--- START SUPPLIED ENTRIES ---

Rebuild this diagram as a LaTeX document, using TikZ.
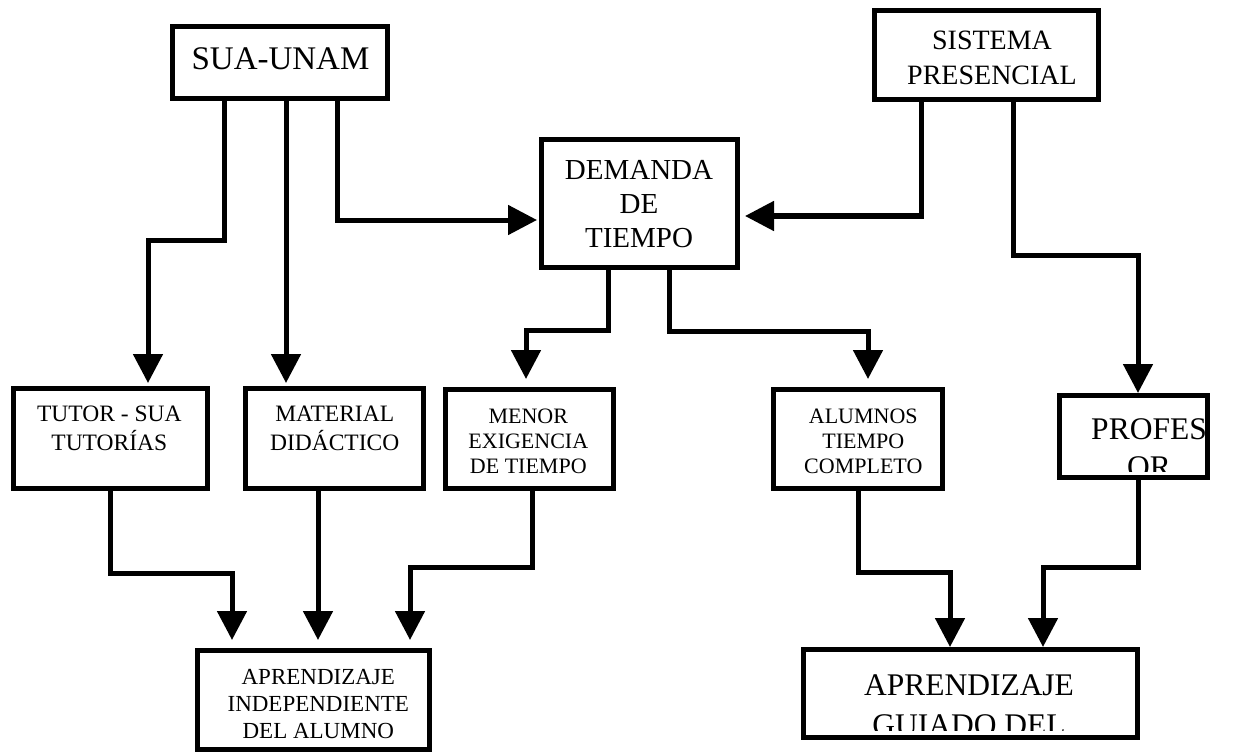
\documentclass[tikz,border=0pt]{standalone}
\usepackage{fontspec}
\setmainfont{Liberation Serif}
\usetikzlibrary{arrows.meta}
\begin{document}
\begin{tikzpicture}[x=1pt,y=-1pt,
  box/.style={draw, line width=5pt, rectangle, inner sep=0pt},
  txt/.style={inner sep=0pt, align=center},
  conn/.style={line width=5pt, -{Triangle[width=29pt,length=29pt]}}]
\fill[white] (0,0) rectangle (1247,754);
\useasboundingbox (0,0) rectangle (1247,754);

% boxes
\node[box, minimum width=215pt, minimum height=72pt]  (sua) at (280,62.5) {};
\node[box, minimum width=224pt, minimum height=89pt]  (sis) at (986.5,55) {};
\node[box, minimum width=196pt, minimum height=128pt] (dem) at (639.5,203.5) {};
\node[box, minimum width=194pt, minimum height=100pt] (tut) at (110.5,438.5) {};
\node[box, minimum width=178pt, minimum height=100pt] (mat) at (334.5,438.5) {};
\node[box, minimum width=168pt, minimum height=99pt]  (men) at (529.5,439) {};
\node[box, minimum width=169pt, minimum height=99pt]  (alu) at (858,439) {};
\node[box, minimum width=148pt, minimum height=82pt]  (pro) at (1133.5,436.5) {};
\node[box, minimum width=232pt, minimum height=99pt]  (ind) at (313.5,700) {};
\node[box, minimum width=334pt, minimum height=88pt]  (gui) at (970.5,693.5) {};

% texts
\node[txt, font=\fontsize{33}{38}\selectfont] (tsua) at (280.5,58.3) {SUA-UNAM};
\node[txt, font=\fontsize{28}{35}\selectfont] (tsis) at (992,58.3) {SISTEMA\\PRESENCIAL};
\node[txt, font=\fontsize{29}{34}\selectfont] (tdem) at (639,203.8) {DEMANDA\\DE\\TIEMPO};
\node[txt, font=\fontsize{23.5}{29}\selectfont] (ttut) at (109.3,428) {TUTOR - SUA\\TUTORÍAS};
\node[txt, font=\fontsize{23.5}{29}\selectfont] (tmat) at (334.7,428) {MATERIAL\\DIDÁCTICO};
\node[txt, font=\fontsize{22}{25}\selectfont] (tmen) at (528.3,441) {MENOR\\EXIGENCIA\\DE TIEMPO};
\node[txt, font=\fontsize{22}{25}\selectfont] (talu) at (863.3,441) {ALUMNOS\\TIEMPO\\COMPLETO};
\node[txt, font=\fontsize{23}{27}\selectfont] (tind) at (318.3,704.5) {APRENDIZAJE\\INDEPENDIENTE\\DEL ALUMNO};
\begin{scope}
  \clip (1060,396) rectangle (1207,471);
  \node[txt, anchor=north, font=\fontsize{31.5}{38}\selectfont] (tpro) at (1149,418.3) {PROFES\\OR};
\end{scope}
\begin{scope}
  \clip (804,650) rectangle (1137,730);
  \node[txt, anchor=north, font=\fontsize{31.5}{40}\selectfont] (tgui) at (969,674.5) {APRENDIZAJE\\GUIADO DEL};
\end{scope}

% connectors
\draw[conn, shorten >=3pt] ([xshift=-56pt]sua.south) -- ++(0,139) -| ([xshift=37.5pt]tut.north);
\draw[conn, shorten >=3pt] ([xshift=6pt]sua.south) -- ([xshift=-48.5pt]mat.north);
\draw[conn, shorten >=2pt] ([xshift=57pt]sua.south) |- ([yshift=-16.5pt]dem.west);
\draw[conn, shorten >=5pt] ([xshift=-65.5pt]sis.south) |- ([yshift=-12.5pt]dem.east);
\draw[conn] ([xshift=26.5pt]sis.south) -- ++(0,153) -| ([xshift=4.5pt]pro.north);
\draw[conn, shorten >=8pt] ([xshift=-31.5pt]dem.south) -- ++(0,60) -| ([xshift=-3.5pt]men.north);
\draw[conn, shorten >=8pt] ([xshift=29.5pt]dem.south) -- ++(0,61) -| ([xshift=10pt]alu.north);
\draw[conn, shorten >=8pt] ([xshift=-0.5pt]tut.south) -- ++(0,82) -| ([xshift=-81.5pt]ind.north);
\draw[conn, shorten >=8pt] ([xshift=-16.5pt]mat.south) -- ([xshift=4.5pt]ind.north);
\draw[conn, shorten >=8pt] ([xshift=2.5pt]men.south) -- ++(0,76) -| ([xshift=96.5pt]ind.north);
\draw[conn] (alu.south) -- ++(0,81) -| ([xshift=-20.5pt]gui.north);
\draw[conn] ([xshift=4.5pt]pro.south) -- ++(0,87) -| ([xshift=72.5pt]gui.north);
\end{tikzpicture}
\end{document}
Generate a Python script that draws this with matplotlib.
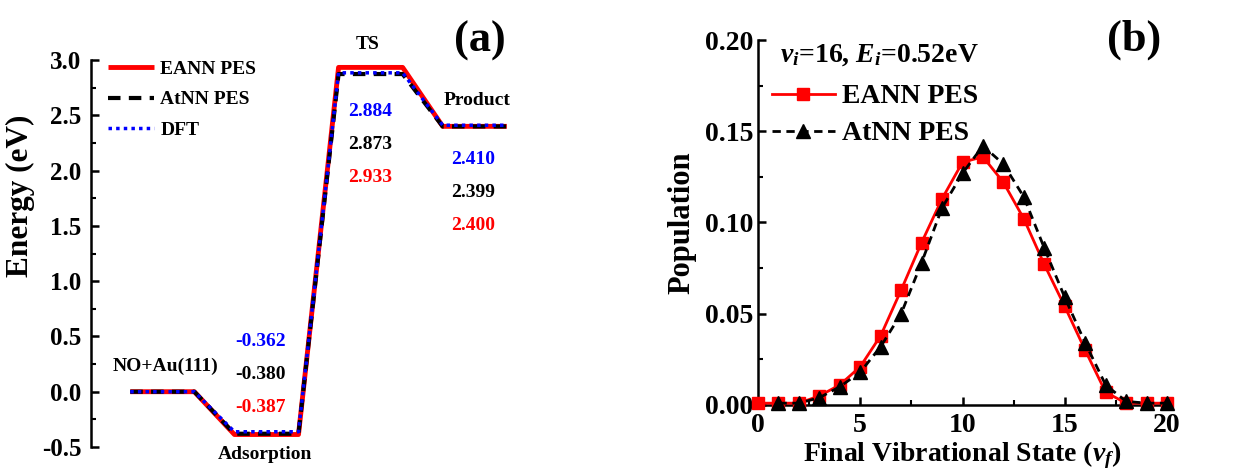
import numpy as np
import matplotlib
matplotlib.use("Agg")
import matplotlib.pyplot as plt
from matplotlib.ticker import MultipleLocator, FormatStrFormatter

plt.rcParams['font.family'] = ['Liberation Serif', 'DejaVu Serif']
plt.rcParams['font.weight'] = 'bold'
plt.rcParams['axes.unicode_minus'] = False
plt.rcParams['mathtext.fontset'] = 'custom'
plt.rcParams['mathtext.rm'] = 'Liberation Serif:bold'
plt.rcParams['mathtext.it'] = 'Liberation Serif:italic:bold'
plt.rcParams['mathtext.bf'] = 'Liberation Serif:bold'

# panel (a): energy profile
states = ["NO+Au(111)", "Adsorption", "TS", "Product"]
eann_energy = [0.0, -0.387, 2.933, 2.400]
atnn_energy = [0.0, -0.380, 2.873, 2.399]
dft_energy = [0.0, -0.362, 2.884, 2.410]

# panel (b): final vibrational state distribution
eann_vf = list(range(0, 21))
eann_pop = [0.001, 0.001, 0.001, 0.005, 0.011, 0.021, 0.038, 0.063, 0.089, 0.113, 0.133,
            0.136, 0.122, 0.102, 0.077, 0.054, 0.030, 0.007, 0.001, 0.001, 0.001]
atnn_vf = list(range(1, 21))
atnn_pop = [0.001, 0.001, 0.004, 0.010, 0.018, 0.032, 0.050, 0.078, 0.108, 0.127,
            0.142, 0.132, 0.114, 0.086, 0.059, 0.034, 0.011, 0.002, 0.001, 0.001]

FLAT = 1.6
STEP = 2.6


def profile(energies):
    xs, ys = [], []
    for i, e in enumerate(energies):
        xs += [i * STEP, i * STEP + FLAT]
        ys += [e, e]
    return xs, ys


fig = plt.figure(figsize=(12.4, 4.75), dpi=100)
ax1 = fig.add_axes([91 / 1240, 1 - 447 / 475, 560 / 1240, 387 / 475])
ax2 = fig.add_axes([758 / 1240, 1 - 405 / 475, 409 / 1240, 365 / 475])

x, y = profile(eann_energy)
ax1.plot(x, y, color="red", lw=3.5, label="EANN PES", solid_capstyle="butt")
x, y = profile(atnn_energy)
ax1.plot(x, y, color="black", lw=3, ls=(0, (3, 2)), label="AtNN PES")
x, y = profile(dft_energy)
ax1.plot(x, y, color="blue", lw=2.5, ls=(0, (1, 1.2)), label="DFT")

ax1.set_xlim(-0.98, 13.0)
ax1.set_ylim(-0.5, 3.0)
for s in ["top", "right", "bottom"]:
    ax1.spines[s].set_visible(False)
ax1.spines["left"].set_linewidth(1.8)
ax1.set_xticks([])
ax1.yaxis.set_major_locator(MultipleLocator(0.5))
ax1.yaxis.set_minor_locator(MultipleLocator(0.25))
ax1.tick_params(axis="y", which="major", direction="in", length=6, width=1.8, labelsize=18, pad=7)
ax1.tick_params(axis="y", which="minor", direction="in", length=3.5, width=1.5)
ax1.set_ylabel("Energy (eV)", fontsize=22.5, fontweight="bold")
ax1.yaxis.set_label_coords(-0.1, 0.649)

fs = 14
ax1.text(0.87, 0.23, states[0], ha="center", va="center", fontsize=fs)
ax1.text(3.37, -0.57, states[1], ha="center", va="center", fontsize=fs)
ax1.text(5.93, 3.14, states[2], ha="center", va="center", fontsize=fs)
ax1.text(8.67, 2.63, states[3], ha="center", va="center", fontsize=fs)

num_pos = {1: (3.25, 0.45), 2: (6.0, 2.53), 3: (8.57, 2.10)}
gap = 0.297
for i, (xp, ytop) in num_pos.items():
    for j, (vals, c) in enumerate([(dft_energy, "blue"), (atnn_energy, "black"), (eann_energy, "red")]):
        ax1.text(xp, ytop - j * gap, f"{vals[i]:.3f}", color=c, ha="center", va="center", fontsize=fs)

ax1.legend(loc="upper left", bbox_to_anchor=(0.03, 1.0), frameon=False, fontsize=14,
           borderaxespad=0, borderpad=0, handlelength=2.4, handletextpad=0.3, labelspacing=0.68)
ax1.text(0.695, 1.05, "(a)", transform=ax1.transAxes, fontsize=32, ha="center", va="center")

# panel (b)
ax2.plot(eann_vf, eann_pop, color="red", lw=2, marker="s", ms=9, label="EANN PES", clip_on=False, zorder=3)
ax2.plot(atnn_vf, atnn_pop, color="black", lw=2, ls=(0, (3, 2)), marker="^", ms=10,
         label="AtNN PES", clip_on=False, zorder=4)
ax2.set_xlim(0, 20)
ax2.set_ylim(0, 0.20)
for s in ["top", "right"]:
    ax2.spines[s].set_visible(False)
for s in ["left", "bottom"]:
    ax2.spines[s].set_linewidth(1.8)
ax2.xaxis.set_major_locator(MultipleLocator(5))
ax2.xaxis.set_minor_locator(MultipleLocator(2.5))
ax2.yaxis.set_major_locator(MultipleLocator(0.05))
ax2.yaxis.set_minor_locator(MultipleLocator(0.025))
ax2.yaxis.set_major_formatter(FormatStrFormatter("%.2f"))
ax2.tick_params(which="major", direction="in", length=6, width=1.8, labelsize=20)
ax2.tick_params(axis="x", which="major", pad=6)
ax2.tick_params(which="minor", direction="in", length=3.5, width=1.5)
ax2.set_ylabel("Population", fontsize=22, fontweight="bold", labelpad=6)
ax2.set_xlabel("Final Vibrational State ($v_f$)", fontsize=20, fontweight="bold", labelpad=1)
ax2.text(0.054, 0.959, "$v_i$=16, $E_i$=0.52eV", transform=ax2.transAxes, fontsize=20,
         ha="left", va="center")
ax2.legend(loc="upper left", bbox_to_anchor=(0.034, 0.88), frameon=False, fontsize=20,
           borderaxespad=0, borderpad=0, handlelength=2.27, handletextpad=0.25, labelspacing=0.42)
ax2.text(0.92, 1.0, "(b)", transform=ax2.transAxes, fontsize=32, ha="center", va="center")

fig.savefig("out.png", dpi=100)
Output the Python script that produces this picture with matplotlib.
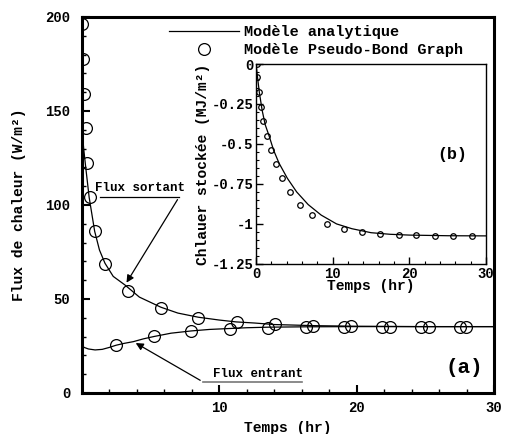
import matplotlib
matplotlib.use('Agg')
import matplotlib.pyplot as plt
from matplotlib.lines import Line2D
from matplotlib.ticker import MultipleLocator, FixedLocator

# police type Courier, en gras
FONT = 'Liberation Mono'
plt.rcParams['font.family'] = [FONT, 'DejaVu Sans']
plt.rcParams['font.weight'] = 'bold'

# --- (a) flux de chaleur ---
# modele analytique, flux sortant
t_sortant = [0.0, 0.15, 0.3, 0.55, 0.95, 1.3, 1.7, 2.3, 3.16, 4.2, 5.77, 7.0, 8.48,
             10.0, 11.24, 12.6, 14.0, 17.0, 20.0, 25.0, 30.0]
q_sortant = [143, 130, 120, 104, 86, 76, 69, 62, 57.4, 51, 45.6, 42.5, 40.3,
             38.8, 37.8, 37.2, 36.4, 35.8, 35.5, 35.3, 35.3]
# modele analytique, flux entrant
t_entrant = [0.0, 0.2, 0.5, 0.98, 1.5, 2.0, 2.51, 3.1, 3.76, 4.5, 5.24, 6.5, 7.97,
             9.3, 10.78, 12.0, 13.57, 16.4, 20.0, 25.0, 30.0]
q_entrant = [25.2, 24.2, 23.4, 22.9, 23.2, 24.2, 25.4, 26.4, 27.3, 28.8, 30.0, 31.8, 33.0,
             33.8, 34.3, 34.7, 35.0, 35.2, 35.3, 35.3, 35.3]
# modele pseudo-bond graph
t_pbg_sortant = [0.01, 0.13, 0.18, 0.3, 0.42, 0.62, 0.98, 1.73, 3.38, 5.77, 8.48,
                 11.27, 14.05, 16.79, 19.62, 22.4, 25.24, 27.97]
q_pbg_sortant = [196, 177.5, 159, 140.8, 122.5, 104, 86, 68.6, 54.3, 45, 40,
                 37.6, 36.5, 35.7, 35.5, 35.3, 35.2, 35.2]
t_pbg_entrant = [2.51, 5.24, 7.97, 10.78, 13.57, 16.35, 19.08, 21.87, 24.65, 27.48]
q_pbg_entrant = [25.7, 30.3, 33.1, 34.2, 34.7, 35.2, 35.3, 35.3, 35.3, 35.3]

# --- (b) chaleur stockee ---
t_stock = [0.0, 0.1, 0.2, 0.43, 0.8, 1.2, 1.7, 2.3, 3.0, 4.09, 5.3, 6.8, 8.5,
           10.5, 12.5, 15.0, 17.5, 20.0, 25.0, 30.0]
e_stock = [0.0, -0.04, -0.085, -0.176, -0.29, -0.38, -0.449, -0.54, -0.62, -0.715, -0.80,
           -0.879, -0.945, -1.0, -1.03, -1.055, -1.065, -1.07, -1.074, -1.075]
t_pbg_stock = [0.09, 0.17, 0.39, 0.65, 0.96, 1.4, 1.96, 2.6, 3.43, 4.43, 5.7, 7.26,
               9.26, 11.5, 13.8, 16.2, 18.6, 20.9, 23.3, 25.7, 28.2]
e_pbg_stock = [0.0, -0.082, -0.176, -0.267, -0.359, -0.449, -0.539, -0.627, -0.715, -0.799,
               -0.879, -0.946, -1.0, -1.031, -1.053, -1.063, -1.069, -1.072, -1.074, -1.074,
               -1.074]

fig = plt.figure(figsize=(5.10, 4.34), dpi=100)
ax = fig.add_axes([0.160, 0.0945, 0.809, 0.8665])

ax.plot(t_sortant, q_sortant, color='k', lw=0.9)
ax.plot(t_entrant, q_entrant, color='k', lw=0.9)
ax.plot(t_pbg_sortant, q_pbg_sortant, 'o', ms=8.5, mfc='none', mec='k', mew=0.9)
ax.plot(t_pbg_entrant, q_pbg_entrant, 'o', ms=8.5, mfc='none', mec='k', mew=0.9)

ax.set_xlim(0, 30)
ax.set_ylim(0, 200)
ax.xaxis.set_major_locator(FixedLocator([10, 20, 30]))
ax.xaxis.set_minor_locator(MultipleLocator(2))
ax.yaxis.set_major_locator(MultipleLocator(50))
ax.yaxis.set_minor_locator(MultipleLocator(10))
ax.tick_params(which='both', direction='in', labelsize=10, pad=8)
ax.tick_params(which='major', length=6, width=1.5)
ax.tick_params(which='minor', length=3, width=1)
for s in ax.spines.values():
    s.set_linewidth(2.2)
for lab in ax.get_xticklabels() + ax.get_yticklabels():
    lab.set_fontweight('bold')
ax.tick_params(axis='x', pad=6)
ax.set_xlabel('Temps (hr)', fontsize=10.5, fontweight='bold', labelpad=4)
ax.set_ylabel('Flux de chaleur (W/m²)', fontsize=10.5, fontweight='bold', labelpad=14)

# annotations des courbes
ax.text(0.98, 107.4, 'Flux sortant', fontsize=9, fontweight='bold', va='baseline')
ax.plot([1.34, 7.08], [104.1, 104.1], color='k', lw=0.9)
ax.annotate('', xy=(3.16, 57.4), xytext=(7.08, 104.1),
            arrowprops=dict(arrowstyle='-|>', color='k', lw=0.9, mutation_scale=11))
ax.text(9.53, 8.7, 'Flux entrant', fontsize=9, fontweight='bold', va='baseline')
ax.plot([8.8, 16.0], [6.0, 6.0], color='#777777', lw=1.2)
ax.annotate('', xy=(3.76, 27.3), xytext=(8.8, 6.0),
            arrowprops=dict(arrowstyle='-|>', color='k', lw=0.9, mutation_scale=11))
ax.text(27.8, 13.8, '(a)', fontsize=15, fontweight='bold', ha='center', va='center')

# legende
handles = [Line2D([], [], color='k', lw=0.9),
           Line2D([], [], ls='none', marker='o', ms=8.5, mfc='none', mec='k', mew=0.9)]
fig.legend(handles, ['Modèle analytique', 'Modèle Pseudo-Bond Graph'],
           loc='upper left', bbox_to_anchor=(169 / 510, 1 - 25 / 434),
           frameon=False, borderpad=0, borderaxespad=0, handlelength=4.6,
           handletextpad=0.3, labelspacing=0.28,
           prop={'family': FONT, 'weight': 'bold', 'size': 11})

# --- encart (b) ---
axi = fig.add_axes([0.502, 0.392, 0.451, 0.4605])
axi.plot(t_stock, e_stock, color='k', lw=0.9)
axi.plot(t_pbg_stock, e_pbg_stock, 'o', ms=4, mfc='none', mec='k', mew=0.9)
axi.set_xlim(0, 30)
axi.set_ylim(-1.25, 0)
axi.xaxis.set_major_locator(MultipleLocator(10))
axi.xaxis.set_minor_locator(MultipleLocator(2))
axi.yaxis.set_major_locator(FixedLocator([0, -0.25, -0.5, -0.75, -1, -1.25]))
axi.yaxis.set_minor_locator(MultipleLocator(0.05))
axi.set_yticklabels(['0', '-0.25', '-0.5', '-0.75', '-1', '-1.25'])
axi.tick_params(which='both', direction='in', labelsize=10, pad=2)
axi.tick_params(which='major', length=5, width=1)
axi.tick_params(which='minor', length=2.5, width=0.8)
for s in axi.spines.values():
    s.set_linewidth(1.0)
for lab in axi.get_xticklabels() + axi.get_yticklabels():
    lab.set_fontweight('bold')
axi.set_xlabel('Temps (hr)', fontsize=10.5, fontweight='bold', labelpad=-1)
axi.set_ylabel('Chlauer stockée (MJ/m²)', fontsize=10.5, fontweight='bold', labelpad=1)
axi.text(25.6, -0.564, '(b)', fontsize=12, fontweight='bold', ha='center', va='center')

fig.savefig('out.png', dpi=100)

--- END SUPPLIED ENTRIES ---

INSTRUCTION – Gather every line from the entries above where the word "that" appears, and copy them.

SOLUTION FOR THIS EXERCISE –
Generate a Python script that draws this with matplotlib.
Output the Python script that produces this picture with matplotlib.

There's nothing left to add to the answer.